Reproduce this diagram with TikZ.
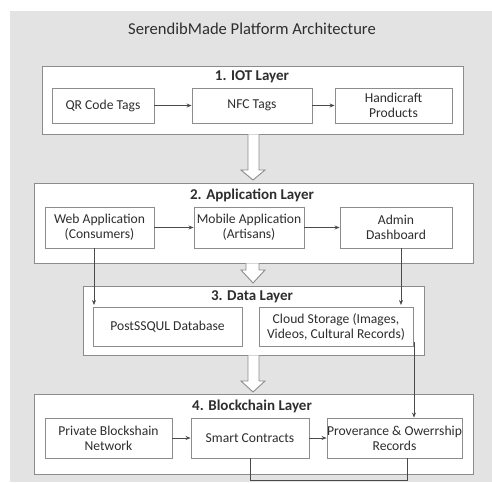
\documentclass[tikz,border=0pt]{standalone}
\usepackage{fontspec}
\setmainfont{Carlito}
\usetikzlibrary{arrows.meta,calc}
\definecolor{bg}{HTML}{E3E3E3}
\definecolor{bord}{HTML}{8C8C8C}
\definecolor{conn}{HTML}{4A4A4A}
\definecolor{txt}{HTML}{2E2E2E}
\tikzset{
  layerbox/.style={draw=bord, fill=white, line width=0.9pt, inner sep=0pt},
  compbox/.style={draw=bord, fill=white, line width=0.9pt, inner sep=0pt, align=center, text=txt, font=\fontsize{13.6}{15}\selectfont},
  layertitle/.style={text=txt, font=\fontsize{15}{17}\bfseries\selectfont, inner sep=0pt},
  flow/.style={draw=conn, line width=0.7pt, -{Stealth[length=5pt,width=4pt]}},
  loopline/.style={draw=conn, line width=0.7pt},
  hollow/.style={draw=bord, fill=white, line width=0.9pt, line join=miter},
}
\begin{document}
\begin{tikzpicture}[x=1pt,y=-1pt]
\useasboundingbox (0,0) rectangle (492,482);
\fill[bg] (10,11) rectangle (492,482);

\node[text=txt, font=\fontsize{16.6}{18}\selectfont, inner sep=0pt] (title) at (252,29) {SerendibMade Platform Architecture};

% Layer 1
\node[layerbox, minimum width=421pt, minimum height=68pt] (L1) at (252.5,100) {};
\node[layertitle] (t1) at (252,77) {1. IOT Layer};
\node[compbox, minimum width=102pt, minimum height=35pt] (qr) at (103,105.5) {QR Code Tags};
\node[compbox, minimum width=120pt, minimum height=35pt] (nfc) at (252,105.5) {NFC Tags};
\node[compbox, minimum width=117pt, minimum height=35pt] (hand) at (393.5,105.5) {Handicraft\\Products};

% Layer 2
\node[layerbox, minimum width=439pt, minimum height=80pt] (L2) at (253.5,223) {};
\node[layertitle] (t2) at (252,195) {2. Application Layer};
\node[compbox, minimum width=109pt, minimum height=41pt] (web) at (99.5,227.5) {Web Application\\(Consumers)};
\node[compbox, minimum width=110pt, minimum height=41pt] (mob) at (249,227.5) {Mobile Application\\(Artisans)};
\node[compbox, minimum width=112pt, minimum height=41pt] (adm) at (396,227.5) {Admin\\Dashboard};

% Layer 3
\node[layerbox, minimum width=341pt, minimum height=69pt] (L3) at (253.5,320.5) {};
\node[layertitle] (t3) at (252,297) {3. Data Layer};
\node[compbox, minimum width=149pt, minimum height=39pt] (pg) at (167.5,326.5) {PostSSQUL Database};
\node[compbox, minimum width=154pt, minimum height=39pt] (cloud) at (336,326.5) {Cloud Storage (Images,\\Videos, Cultural Records)};

% Layer 4
\node[layerbox, minimum width=439pt, minimum height=80pt] (L4) at (253.5,434) {};
\node[layertitle] (t4) at (252,406) {4. Blockchain Layer};
\node[compbox, minimum width=127pt, minimum height=40pt] (priv) at (108.5,438) {Private Blockshain\\Network};
\node[compbox, minimum width=118pt, minimum height=40pt] (smart) at (250,438) {Smart Contracts};
\node[compbox, minimum width=135pt, minimum height=40pt] (prov) at (394.5,438) {Proverance \& Owerrship\\Records};

% hollow arrows between layers
\draw[hollow] (L1.south -| 248,0) -- (248,170) -- (241,170) -- (253,180) -- (265,170) -- (259,170) -- (L1.south -| 259,0);
\draw[hollow] (L2.south -| 246,0) -- (246,270) -- (241,270) -- (253,283) -- (265,270) -- (259,270) -- (L2.south -| 259,0);
\draw[hollow] (L3.south -| 248,0) -- (248,381) -- (241,381) -- (253,392) -- (265,381) -- (259,381) -- (L3.south -| 259,0);

% flows within layers
\draw[flow] (qr) -- (nfc);
\draw[flow] (nfc) -- (hand);
\draw[flow] (web) -- (mob);
\draw[flow] (mob) -- (adm);
\draw[flow] (priv) -- (smart);
\draw[flow] (smart) -- (prov);

% vertical connectors
\coordinate (webdown) at (94,305);
\coordinate (admdown) at (401,305);
\draw[flow] (web.south -| webdown) -- (webdown);
\draw[flow] (adm.south -| admdown) -- (admdown);
\coordinate (cloudout) at (414,342);
\draw[flow] (cloudout) -- (prov.north -| cloudout);

% loop below blockchain layer
\coordinate (la) at (250,480);
\coordinate (lb) at (407,480);
\draw[loopline] (smart.south -| la) -- (la) -- (lb) -- (prov.south -| lb);
\end{tikzpicture}
\end{document}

▶ [SET EXERCISE]: Quote everything in the listing above exactly; pictures are the only thing to omit.

▶ [REPLY]:
Reproduce this diagram with TikZ.
\documentclass[tikz,border=0pt]{standalone}
\usepackage{fontspec}
\setmainfont{Carlito}
\usetikzlibrary{arrows.meta,calc}
\definecolor{bg}{HTML}{E3E3E3}
\definecolor{bord}{HTML}{8C8C8C}
\definecolor{conn}{HTML}{4A4A4A}
\definecolor{txt}{HTML}{2E2E2E}
\tikzset{
  layerbox/.style={draw=bord, fill=white, line width=0.9pt, inner sep=0pt},
  compbox/.style={draw=bord, fill=white, line width=0.9pt, inner sep=0pt, align=center, text=txt, font=\fontsize{13.6}{15}\selectfont},
  layertitle/.style={text=txt, font=\fontsize{15}{17}\bfseries\selectfont, inner sep=0pt},
  flow/.style={draw=conn, line width=0.7pt, -{Stealth[length=5pt,width=4pt]}},
  loopline/.style={draw=conn, line width=0.7pt},
  hollow/.style={draw=bord, fill=white, line width=0.9pt, line join=miter},
}
\begin{document}
\begin{tikzpicture}[x=1pt,y=-1pt]
\useasboundingbox (0,0) rectangle (492,482);
\fill[bg] (10,11) rectangle (492,482);

\node[text=txt, font=\fontsize{16.6}{18}\selectfont, inner sep=0pt] (title) at (252,29) {SerendibMade Platform Architecture};

% Layer 1
\node[layerbox, minimum width=421pt, minimum height=68pt] (L1) at (252.5,100) {};
\node[layertitle] (t1) at (252,77) {1. IOT Layer};
\node[compbox, minimum width=102pt, minimum height=35pt] (qr) at (103,105.5) {QR Code Tags};
\node[compbox, minimum width=120pt, minimum height=35pt] (nfc) at (252,105.5) {NFC Tags};
\node[compbox, minimum width=117pt, minimum height=35pt] (hand) at (393.5,105.5) {Handicraft\\Products};

% Layer 2
\node[layerbox, minimum width=439pt, minimum height=80pt] (L2) at (253.5,223) {};
\node[layertitle] (t2) at (252,195) {2. Application Layer};
\node[compbox, minimum width=109pt, minimum height=41pt] (web) at (99.5,227.5) {Web Application\\(Consumers)};
\node[compbox, minimum width=110pt, minimum height=41pt] (mob) at (249,227.5) {Mobile Application\\(Artisans)};
\node[compbox, minimum width=112pt, minimum height=41pt] (adm) at (396,227.5) {Admin\\Dashboard};

% Layer 3
\node[layerbox, minimum width=341pt, minimum height=69pt] (L3) at (253.5,320.5) {};
\node[layertitle] (t3) at (252,297) {3. Data Layer};
\node[compbox, minimum width=149pt, minimum height=39pt] (pg) at (167.5,326.5) {PostSSQUL Database};
\node[compbox, minimum width=154pt, minimum height=39pt] (cloud) at (336,326.5) {Cloud Storage (Images,\\Videos, Cultural Records)};

% Layer 4
\node[layerbox, minimum width=439pt, minimum height=80pt] (L4) at (253.5,434) {};
\node[layertitle] (t4) at (252,406) {4. Blockchain Layer};
\node[compbox, minimum width=127pt, minimum height=40pt] (priv) at (108.5,438) {Private Blockshain\\Network};
\node[compbox, minimum width=118pt, minimum height=40pt] (smart) at (250,438) {Smart Contracts};
\node[compbox, minimum width=135pt, minimum height=40pt] (prov) at (394.5,438) {Proverance \& Owerrship\\Records};

% hollow arrows between layers
\draw[hollow] (L1.south -| 248,0) -- (248,170) -- (241,170) -- (253,180) -- (265,170) -- (259,170) -- (L1.south -| 259,0);
\draw[hollow] (L2.south -| 246,0) -- (246,270) -- (241,270) -- (253,283) -- (265,270) -- (259,270) -- (L2.south -| 259,0);
\draw[hollow] (L3.south -| 248,0) -- (248,381) -- (241,381) -- (253,392) -- (265,381) -- (259,381) -- (L3.south -| 259,0);

% flows within layers
\draw[flow] (qr) -- (nfc);
\draw[flow] (nfc) -- (hand);
\draw[flow] (web) -- (mob);
\draw[flow] (mob) -- (adm);
\draw[flow] (priv) -- (smart);
\draw[flow] (smart) -- (prov);

% vertical connectors
\coordinate (webdown) at (94,305);
\coordinate (admdown) at (401,305);
\draw[flow] (web.south -| webdown) -- (webdown);
\draw[flow] (adm.south -| admdown) -- (admdown);
\coordinate (cloudout) at (414,342);
\draw[flow] (cloudout) -- (prov.north -| cloudout);

% loop below blockchain layer
\coordinate (la) at (250,480);
\coordinate (lb) at (407,480);
\draw[loopline] (smart.south -| la) -- (la) -- (lb) -- (prov.south -| lb);
\end{tikzpicture}
\end{document}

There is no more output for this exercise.